3.4 Definition Macros🔗

The defn.macro form combines meta, match for a syntax object pattern, and a hook into the parsing process for run-time definitions. That combination creates a macro that applies to definition contexts.

In the following example, defn.macro creates a parsing-time function and registers a connection to the name datatype, because datatype is the head of the pattern after defn.macro.
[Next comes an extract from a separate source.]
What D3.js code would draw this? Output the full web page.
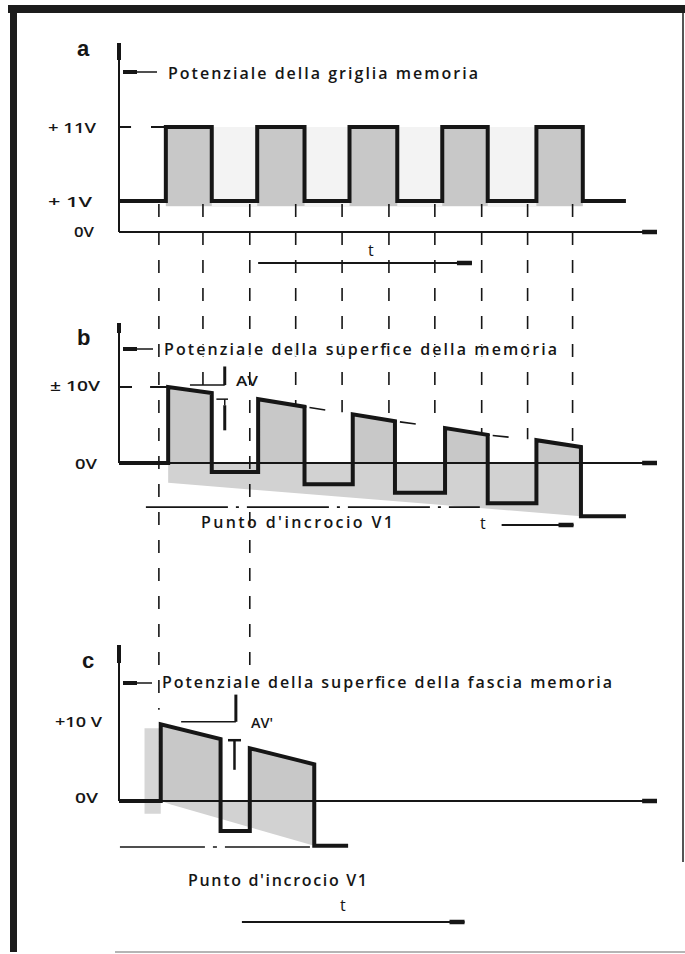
<!DOCTYPE html>
<html><head><meta charset="utf-8">
<script src="https://cdn.jsdelivr.net/npm/d3@7"></script>
<style>html,body{margin:0;padding:0;background:#fff;} svg{display:block}</style>
</head><body><svg id="c" width="685" height="954"></svg>
<script>
// ---------------- data ----------------
const panelLabels = ["a", "b", "c"];
const panelTitles = ["Potenziale della griglia memoria",
  "Potenziale della superfice della memoria",
  "Potenziale della superfice della fascia memoria"];
const aTickValues = [11, 1, 0];
const aTickLabels = ["+ 11V", "+ 1V", "0V"];
const bTickValues = [10, 0];
const bTickLabels = ["± 10V", "0V"];
const cTickValues = [10, 0];
const cTickLabels = ["+10 V", "0V"];
const crossLabel = "Punto d'incrocio V1";
const timeLabel = "t";

// panel a : grid potential (square wave, volts)
const aRise = [1.01, 2.98, 4.97, 6.97, 9.0];
const aFall = [2.0, 4.0, 6.0, 7.95, 10.0];
const aLow = 1, aHigh = 11, aEnd = 10.93;

// panel b : memory surface potential
const bRise = [1.06, 3.0, 5.04, 7.03, 9.0];
const bFall = [2.0, 4.0, 5.95, 7.95, 9.96];
const bTopStart = [10, 8.4, 6.4, 4.6, 3.0];
const bTopEnd = [9.2, 7.4, 5.5, 3.7, 2.1];
const bLow = [-1.2, -2.8, -3.9, -5.3, -7.0];
const bEnd = 10.93;
const bCross = -5.8;

// panel c : memory band surface potential
const cRise = [0.9, 2.82];
const cFall = [2.19, 4.21];
const cTopStart = [9.6, 6.6];
const cTopEnd = [7.75, 4.6];
const cLow = [-3.75, -5.6];
const cEnd = 4.94;
const cCross = -5.75;

// vertical dashed guide lines (time) and the two that reach panel c (volts in c)
const guideTimes = [0.86, 1.81, 2.82, 3.81, 4.81, 5.82, 6.81, 7.82, 8.81, 9.78];
const guideToC = [11.4, null, 17, null, null, null, null, null, null, null];

// ---------------- scales ----------------
const svg = d3.select("#c");
const x = d3.scaleLinear().domain([0, 11.6]).range([119, 657]);
const yA = d3.scaleLinear().domain([0, 1, 11]).range([232, 201, 127]);
const yB = d3.scaleLinear().domain([0, 10]).range([463, 387]);
const yC = d3.scaleLinear().domain([0, 10]).range([801, 721]);

const INK = "#161616", GREY = "#c8c8c8";
const FONT = "'Open Sans', 'Liberation Sans', Arial, sans-serif";
const FONT_B = "'Liberation Sans', Arial, sans-serif";

// ---------------- frame ----------------
svg.append("rect").attr("x", 8).attr("y", 5).attr("width", 677).attr("height", 8).attr("fill", "#1c1c1c");
svg.append("rect").attr("x", 10).attr("y", 12).attr("width", 7).attr("height", 940).attr("fill", "#1c1c1c");
svg.append("line").attr("x1", 683).attr("x2", 683).attr("y1", 13).attr("y2", 862).attr("stroke", "#555").attr("stroke-width", 2);
svg.append("line").attr("x1", 115).attr("x2", 685).attr("y1", 952).attr("y2", 952).attr("stroke", "#b5b5b5").attr("stroke-width", 2);

// ---------------- fills ----------------
const area = (y) => d3.line().x(d => x(d[0])).y(d => y(d[1]));
// a
svg.append("rect").attr("x", x(aRise[0])).attr("y", yA(aHigh)).attr("width", x(aFall[aFall.length-1]) - x(aRise[0]))
  .attr("height", yA(aLow) - yA(aHigh) + 6).attr("fill", "#f3f3f3");
aRise.forEach((r, i) => {
  svg.append("rect").attr("x", x(r)).attr("y", yA(aHigh)).attr("width", x(aFall[i]) - x(r))
    .attr("height", yA(aLow) - yA(aHigh) + 5).attr("fill", GREY);
});
// b
svg.append("path").attr("d", area(yB)([[bRise[0], 0], [bFall[4], 0], [bFall[4], bLow[4]], [bRise[0], -2.6]]) + "Z").attr("fill", "#d2d2d2");
bRise.forEach((r, i) => {
  svg.append("path").attr("d", area(yB)([[r, 0], [r, bTopStart[i]], [bFall[i], bTopEnd[i]], [bFall[i], 0]]) + "Z").attr("fill", GREY);
});
// c
svg.append("path").attr("d", area(yC)([[cRise[0] - 0.35, 9.1], [cRise[0], 9.1], [cRise[0], -1.6], [cRise[0] - 0.35, -1.6]]) + "Z").attr("fill", "#d6d6d6");
svg.append("path").attr("d", area(yC)([[cRise[0], 0], [cFall[1], 0], [cFall[1], cLow[1]], [cRise[0] + 0.2, -0.4]]) + "Z").attr("fill", "#d2d2d2");
cRise.forEach((r, i) => {
  svg.append("path").attr("d", area(yC)([[r, 0], [r, cTopStart[i]], [cFall[i], cTopEnd[i]], [cFall[i], 0]]) + "Z").attr("fill", GREY);
});

// ---------------- guides ----------------
const envB = t => bTopStart[0] + (bTopEnd[4] - bTopStart[0]) * (t - bRise[0]) / (bFall[4] - bRise[0]);
guideTimes.forEach((t, i) => {
  const y2 = guideToC[i] != null ? yC(guideToC[i]) : yB(envB(t));
  svg.append("line").attr("x1", x(t)).attr("x2", x(t)).attr("y1", yA(aLow) + 3).attr("y2", y2)
    .attr("stroke", INK).attr("stroke-width", 1.6).attr("stroke-dasharray", "13,15");
});
// dashed envelope between pulse tops in b
for (let i = 1; i < bRise.length - 1; i++) {
  svg.append("path").attr("d", area(yB)([[bFall[i], bTopEnd[i]], [bRise[i + 1], bTopStart[i + 1]]]))
    .attr("stroke", INK).attr("stroke-width", 1.6).attr("fill", "none").attr("stroke-dasharray", "2,3,16,40");
}
// level extensions
svg.append("path").attr("d", area(yA)([[0.69, aHigh], [aRise[0], aHigh]])).attr("stroke", INK).attr("stroke-width", 2);
svg.append("path").attr("d", area(yB)([[0.67, bTopStart[0]], [bRise[0], bTopStart[0]]])).attr("stroke", INK).attr("stroke-width", 2);
// crossing point (dash-dot)
svg.append("path").attr("d", area(yB)([[0.58, bCross], [7.78, bCross]])).attr("stroke", INK).attr("stroke-width", 1.6)
  .attr("stroke-dasharray", "82,8,3,8");
svg.append("path").attr("d", area(yC)([[0.02, cCross], [4.16, cCross]])).attr("stroke", INK).attr("stroke-width", 1.6)
  .attr("stroke-dasharray", "85,8,4,8");

// ---------------- axes ----------------
function axes(y, topPx, vTop) {
  svg.append("line").attr("x1", x(0)).attr("x2", x(0)).attr("y1", topPx).attr("y2", y(0)).attr("stroke", INK).attr("stroke-width", 2);
  svg.append("line").attr("x1", x(0)).attr("x2", x(0)).attr("y1", topPx).attr("y2", topPx + vTop).attr("stroke", INK).attr("stroke-width", 4);
  svg.append("line").attr("x1", x(0)).attr("x2", x(11.6)).attr("y1", y(0)).attr("y2", y(0)).attr("stroke", INK).attr("stroke-width", 2);
  svg.append("line").attr("x1", x(11.28)).attr("x2", x(11.6)).attr("y1", y(0)).attr("y2", y(0)).attr("stroke", INK).attr("stroke-width", 4.5);
}
axes(yA, 43, 17);
axes(yB, 323, 10);
axes(yC, 645, 18);
svg.append("line").attr("x1", x(0)).attr("x2", x(0.26)).attr("y1", yA(aHigh)).attr("y2", yA(aHigh)).attr("stroke", INK).attr("stroke-width", 2);
svg.append("line").attr("x1", x(0)).attr("x2", x(0.28)).attr("y1", yB(10)).attr("y2", yB(10)).attr("stroke", INK).attr("stroke-width", 2);

// title ticks
[[72, 157], [349, 153], [683, 152]].forEach(([yy, xe]) => {
  svg.append("line").attr("x1", 123).attr("x2", 137).attr("y1", yy).attr("y2", yy).attr("stroke", INK).attr("stroke-width", 4);
  svg.append("line").attr("x1", 135).attr("x2", xe).attr("y1", yy).attr("y2", yy).attr("stroke", INK).attr("stroke-width", 1.5);
});

// time arrows
function tArrow(yy, t1, t2) {
  svg.append("line").attr("x1", x(t1)).attr("x2", x(t2)).attr("y1", yy).attr("y2", yy).attr("stroke", INK).attr("stroke-width", 2);
  svg.append("line").attr("x1", x(t2) - 15).attr("x2", x(t2)).attr("y1", yy).attr("y2", yy).attr("stroke", INK).attr("stroke-width", 4.5);
}
tArrow(263, 3.0, 7.61);
tArrow(525, 8.25, 9.8);
tArrow(922, 2.65, 7.45);

// ---------------- waves ----------------
const aPts = [[0, aLow]];
aRise.forEach((r, i) => aPts.push([r, aLow], [r, aHigh], [aFall[i], aHigh], [aFall[i], aLow]));
aPts.push([aEnd, aLow]);
const bPts = [[0, 0]];
bRise.forEach((r, i) => bPts.push([r, i ? bLow[i - 1] : 0], [r, bTopStart[i]], [bFall[i], bTopEnd[i]], [bFall[i], bLow[i]]));
bPts.push([bEnd, bLow[bLow.length - 1]]);
const cPts = [[0, 0]];
cRise.forEach((r, i) => cPts.push([r, i ? cLow[i - 1] : 0], [r, cTopStart[i]], [cFall[i], cTopEnd[i]], [cFall[i], cLow[i]]));
cPts.push([cEnd, cLow[cLow.length - 1]]);
[[aPts, yA], [bPts, yB], [cPts, yC]].forEach(([p, y]) => {
  svg.append("path").attr("d", area(y)(p)).attr("fill", "none").attr("stroke", INK)
    .attr("stroke-width", 4).attr("stroke-linejoin", "miter");
});

// ---------------- ΔV markers ----------------
// b
svg.append("path").attr("d", area(yB)([[1.53, bTopStart[0] + 0.25], [2.28, bTopStart[0] + 0.25]])).attr("stroke", INK).attr("stroke-width", 1.5);
svg.append("path").attr("d", area(yB)([[2.28, 12.7], [2.28, bTopStart[0] + 0.25]])).attr("stroke", INK).attr("stroke-width", 3);
svg.append("path").attr("d", area(yB)([[2.1, bTopStart[1]], [2.35, bTopStart[1]]])).attr("stroke", INK).attr("stroke-width", 1.5);
svg.append("path").attr("d", area(yB)([[2.28, bTopStart[1]], [2.28, 7.6]])).attr("stroke", INK).attr("stroke-width", 1.5);
svg.append("path").attr("d", area(yB)([[2.28, 7.6], [2.28, 4.3]])).attr("stroke", INK).attr("stroke-width", 3);
// c
svg.append("path").attr("d", area(yC)([[1.34, 9.9], [2.52, 9.9]])).attr("stroke", INK).attr("stroke-width", 1.5);
svg.append("path").attr("d", area(yC)([[2.52, 13.3], [2.52, 9.9]])).attr("stroke", INK).attr("stroke-width", 3);
svg.append("path").attr("d", area(yC)([[2.35, cTopEnd[0] - 0.15], [2.63, cTopEnd[0] - 0.15]])).attr("stroke", INK).attr("stroke-width", 2.5);
svg.append("path").attr("d", area(yC)([[2.49, cTopEnd[0] - 0.15], [2.49, 3.9]])).attr("stroke", INK).attr("stroke-width", 2.5);

// ---------------- texts ----------------
function txt(s, xx, yy, opts = {}) {
  const t = svg.append("text").attr("x", xx).attr("y", yy).text(s)
    .attr("font-family", opts.family || FONT).attr("font-size", opts.size || 16)
    .attr("font-weight", opts.weight || 600).attr("fill", INK);
  if (opts.len) t.attr("textLength", opts.len).attr("lengthAdjust", opts.adj || "spacing");
  if (opts.anchor) t.attr("text-anchor", opts.anchor);
  if (opts.halo) t.attr("stroke", "#fff").attr("stroke-width", 3).attr("paint-order", "stroke");
  return t;
}
txt(panelLabels[0], 77, 56, {size: 22, family: FONT_B, weight: "bold"});
txt(panelLabels[1], 77, 345, {size: 22, family: FONT_B, weight: "bold"});
txt(panelLabels[2], 82, 668, {size: 22, family: FONT_B, weight: "bold"});
txt(panelTitles[0], 168, 79, {len: 310, halo: true});
txt(panelTitles[1], 164, 355, {len: 393, halo: true});
txt(panelTitles[2], 162, 688, {len: 450, halo: true});

const aLabelX = [[48, 48], [48, 44], [74, 20]];
aTickValues.forEach((v, i) => txt(aTickLabels[i], aLabelX[i][0], yA(v) + 6 - (v === 0 ? 1 : 0), {size: 15, len: aLabelX[i][1], adj: "spacingAndGlyphs"}));
const bLabelX = [[50, 50], [75, 22]];
bTickValues.forEach((v, i) => txt(bTickLabels[i], bLabelX[i][0], yB(v) + 4 + (v === 0 ? 2 : 0), {size: 15, len: bLabelX[i][1], adj: "spacingAndGlyphs"}));
const cLabelX = [[55, 47], [75, 23]];
cTickValues.forEach((v, i) => txt(cTickLabels[i], cLabelX[i][0], yC(v) + (v === 0 ? 2 : 6), {size: 15, len: cLabelX[i][1], adj: "spacingAndGlyphs"}));

txt("AV", 236, 386, {size: 15, len: 22, adj: "spacingAndGlyphs"});
txt("AV'", 251, 728, {size: 15, len: 22, adj: "spacingAndGlyphs"});
txt(crossLabel, 201, 528, {len: 192});
txt(crossLabel, 188, 886, {len: 179});
txt(timeLabel, 368, 256, {weight: 400});
txt(timeLabel, 480, 529, {weight: 400});
txt(timeLabel, 340, 911, {weight: 400});
</script></body></html>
When the parser later encounters datatype in a definition position, it matches the datatype use to the pattern, it and evaluates the body of the defn.macro form to get a replacement set of definitions.

#lang rhombus/and_meta

 

defn.macro 'datatype $(name :: Identifier)

            | $(variant :: Identifier)($field, ...)

            | ...':

  // result via template

  'class $name():

     nonfinal

   class $variant($field, ...):

     extends $name

   ...'

 

datatype Expr

| Id(name :: Symbol)

| Fun(arg :: Symbol, body :: Expr)

| Call(fun :: Expr, arg :: Expr)

 

fun interp(e :: Expr, env :: Map):

  match e

  | Id(name):

      env[name]

  | Fun(arg, body):

      fun (arg_val): interp(body, env ++ { arg: arg_val })

  | Call(fun, arg):

      interp(fun, env)(interp(arg, env))

In the defn.macro form that defines datatype, the template '' expression in the body of the definition is a parsing-type expression. The code inside the '' represents a run-time definition, since it will be spliced in place of a use of datatype in a run-time definition position.

3.5 Exercise🔗

Start with with program interp_defn_macro.rhm. If you replace Id in datatype Expr with 7, then you get a nice error message from datatype. But if you replace name :: Symbol with 7 :: Symbol, then you get an error with poor reporting, because it comes from class.

Refine the field part of the datatype macro’s pattern to insist that a field is an identifier, followed by ::, and then another identifier. That way, any other shape will trigger an error from datatype instead of class.